Even though such people may be quick to hope, their “hope” is weak. Their hope is not strong because it has not endured grief. Their hope has only ignored grief.

Hope is not real hope until it has endured grief and come through it stronger.

Grief Without Hope is Unbearable

If one side of our binary nature hopes but does not grieve, the other side grieves without hope. Such people are quick to grieve, but slow to hope.

They brood and focus on the pain, the hurt, and the brokenness of the world, easily losing sight of hope. If their emotions hit a downward slide, they tend to keep sinking.

Those biased towards grief tend to indulge their emotions—acknowledging and valuing their emotions more than they value truth. They can easily accuse you of not showing enough empathy if you point them away from their pain and turn them to our hope in Christ.

They will be empathetic when you are enduring grief. But they may also pamper you while you grieve. Grief may seem a bigger reality to them than hope.

The Gospel is Wholesome

Most of us are binary people. But the gospel is not binary. The gospel is wholesome.

“I have said these things to you, that in me you may have peace. In the world you will have tribulation. But take heart; I have overcome the world” (John 16:33).

Before he was arrested, in his final instructions to his disciples, Jesus prepared them to embrace the twin reality of grief and hope through the gospel value of endurance: Take heart!

As we have witnessed through the pandemic, sometimes death challenges us to grow out of our binary nature and grow into gospel wholeness.

Most of us are binary people. But the Gospel is not binary. The Gospel is wholesome.

My wife’s mother passed away in 2021. She was suffering from cancer and my wife had been caring for her physically, emotionally, and spiritually for months.

As her death confronted us, we could not remain in our binary mindsets.

To only be hopeful would be shallow, unhealthy, and immature. This may be a sign of a superficial or make-believe faith. But to only be grieving would be unfaithful to the truth. We would be forgetting the hope of eternal life in Christ.

We had to grieve well, even as our hearts were filled with hope.

We grieved her cancer. We grieved her death. We grieved death itself. We grieved the sin that caused all death. But we also hoped in the eternal life she received freely by her faith in Christ Jesus.

Jesus, Hope, and Grief

Jesus himself grieved when he faced the death of his friends. He wept with Mary and Martha as they mourned the death of Lazarus.

He wept with them despite knowing he was going to raise Lazarus from the dead. When Mary wept, Jesus could have said, “Mary, I’m going to raise Lazarus from the dead. Don’t cry. It’s okay!” How often and how easily we say such things.

True gospel endurance is birthed only at the intersection of hope and grief.

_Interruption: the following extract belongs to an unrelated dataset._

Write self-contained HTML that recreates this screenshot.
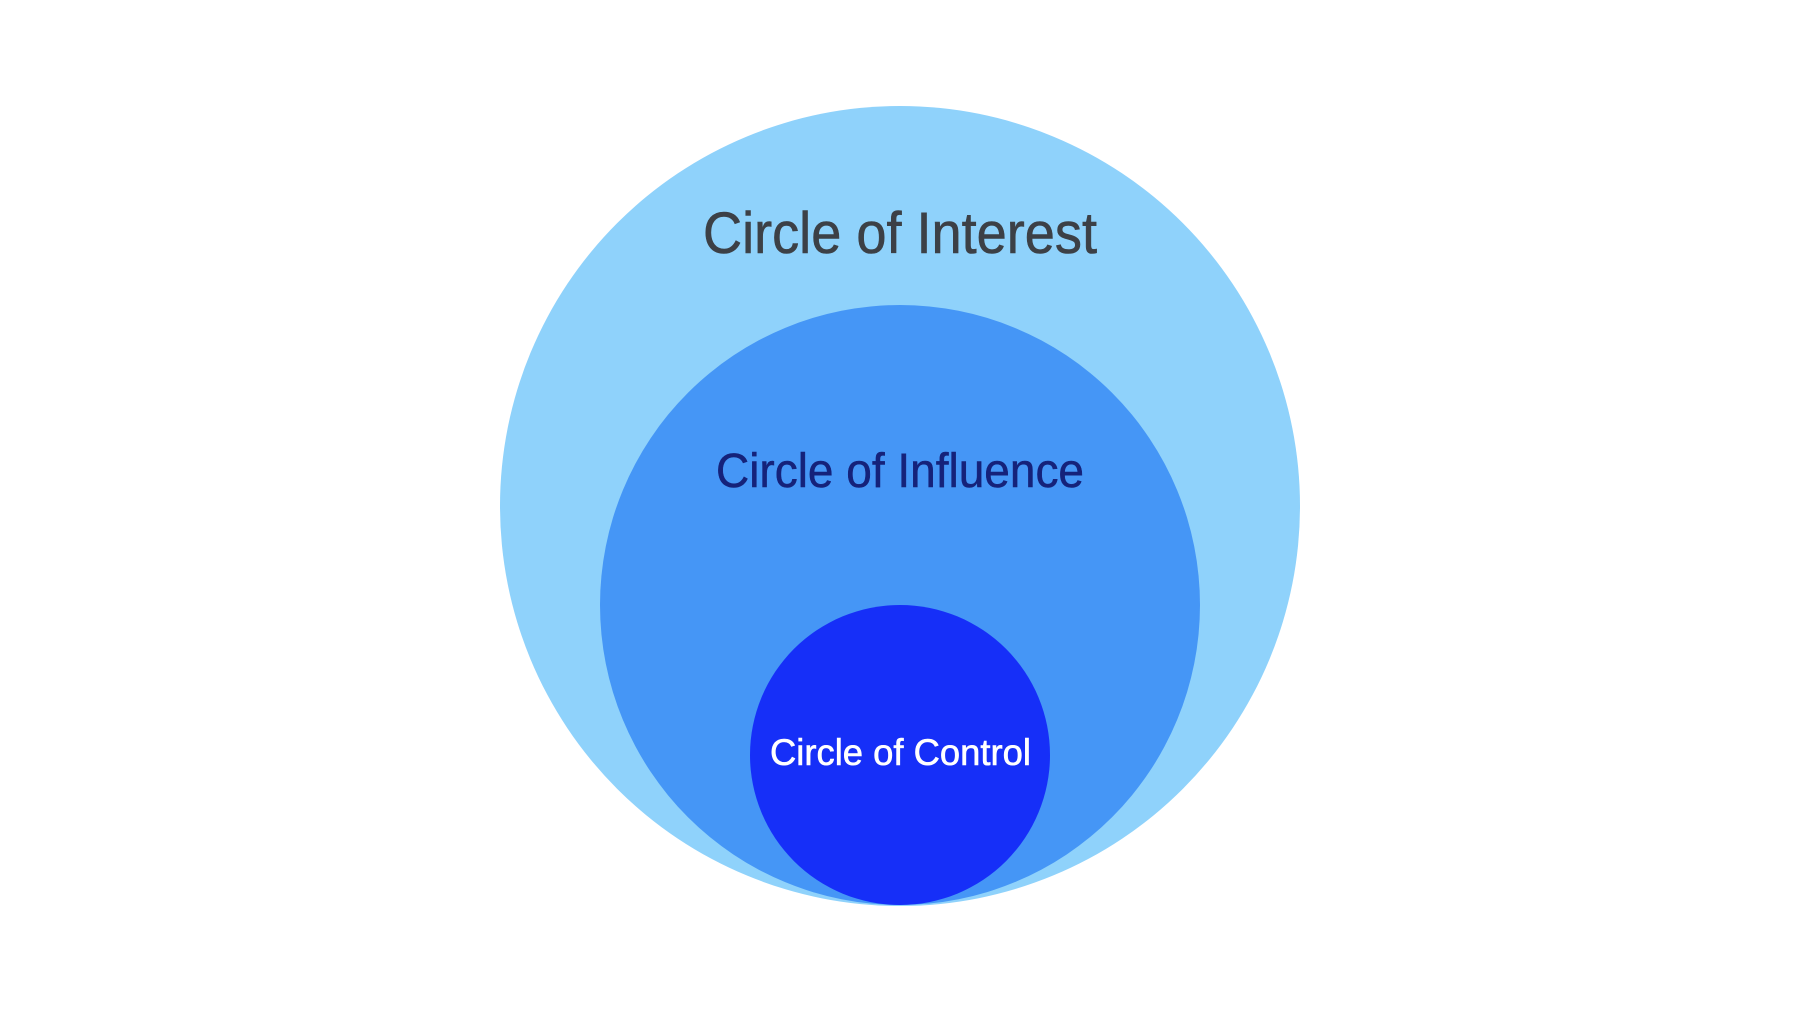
<!DOCTYPE html>
<html><head><meta charset="utf-8"><style>html,body{margin:0;padding:0;background:#fff}svg{display:block}</style></head>
<body>
<svg width="1800" height="1012" viewBox="0 0 1800 1012" xmlns="http://www.w3.org/2000/svg">
<rect width="1800" height="1012" fill="#fff"/>
<circle cx="900" cy="506" r="400" fill="#8fd2fb"/>
<circle cx="900" cy="605" r="300" fill="#4596f6"/>
<circle cx="900" cy="755" r="150" fill="#162ff8"/>
<g font-family="Liberation Sans, Arial, sans-serif">
<text x="703" y="253" font-size="58" fill="#3c4046" stroke="#3c4046" stroke-width="0.6" textLength="394" lengthAdjust="spacingAndGlyphs">Circle of Interest</text>
<text x="716" y="487" font-size="48" fill="#15227a" stroke="#15227a" stroke-width="0.5" textLength="368" lengthAdjust="spacingAndGlyphs">Circle of Influence</text>
<text x="770" y="765" font-size="37" fill="#ffffff" stroke="#ffffff" stroke-width="0.6" textLength="261" lengthAdjust="spacingAndGlyphs">Circle of Control</text>
</g>
</svg>
</body></html>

Though he knew it was going to be okay, Jesus did not ask Mary to stop crying. He let Mary weep and he wept with her. He mourned with her and after he grieved with them, he raised Lazarus from the dead.

The gospel is wholesome. It is not binary. Jesus grieved with Mary and then he introduced her to the powerful hope of resurrection.

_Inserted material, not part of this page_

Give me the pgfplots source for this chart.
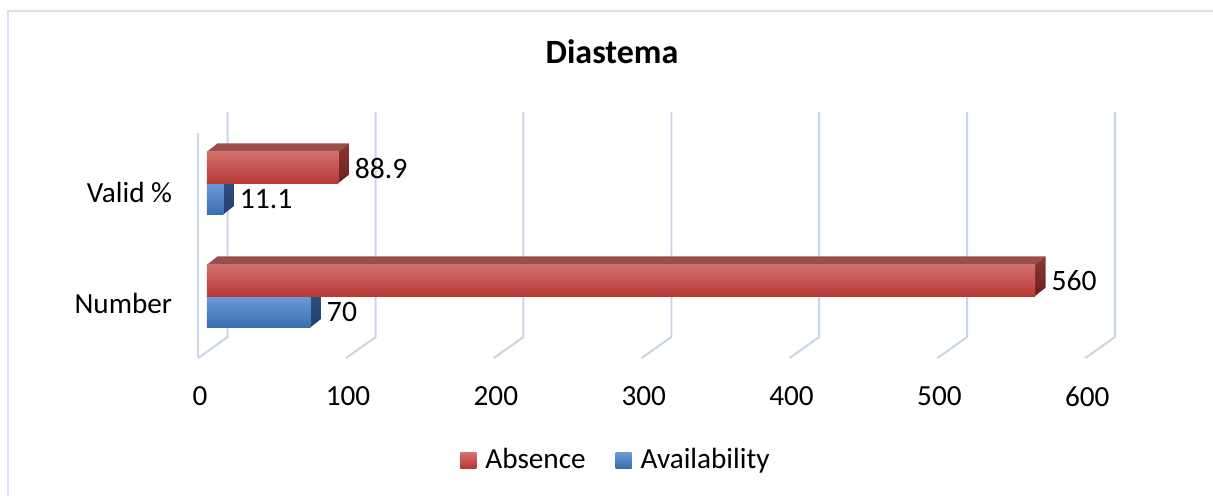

The good news of Christ’s resurrection equips us to overcome our binary limitations and gives us a hope that can look grief straight in the eyes and endure it.

The gospel does not call us to suppress grief in order to experience hope. It invites us to express our grief without losing sight of our hope.

Looking to Jesus

So, how is endurance developed in us?

True gospel endurance is birthed only at the intersection of hope and grief.

If we only feel grief, we are not enjoying our hope. We lack endurance. But if we only experience hope and feel no grief at all, we are most likely faking it. There is no endurance here too.

True gospel endurance is birthed in us only as we become familiar with both hope and grief, and the wholesome power of the gospel begins to make us whole.

As the writer of Hebrews so beautifully puts it, “Therefore, since we are surrounded by so great a cloud of witnesses, let us also lay aside every weight, and sin which clings so closely, and let us run with endurance the race that is set before us, looking to Jesus, the founder and perfecter of our faith, who for the joy that was set before him endured the cross, despising the shame, and is seated at the right hand of the throne of God” (Heb. 12:1-3).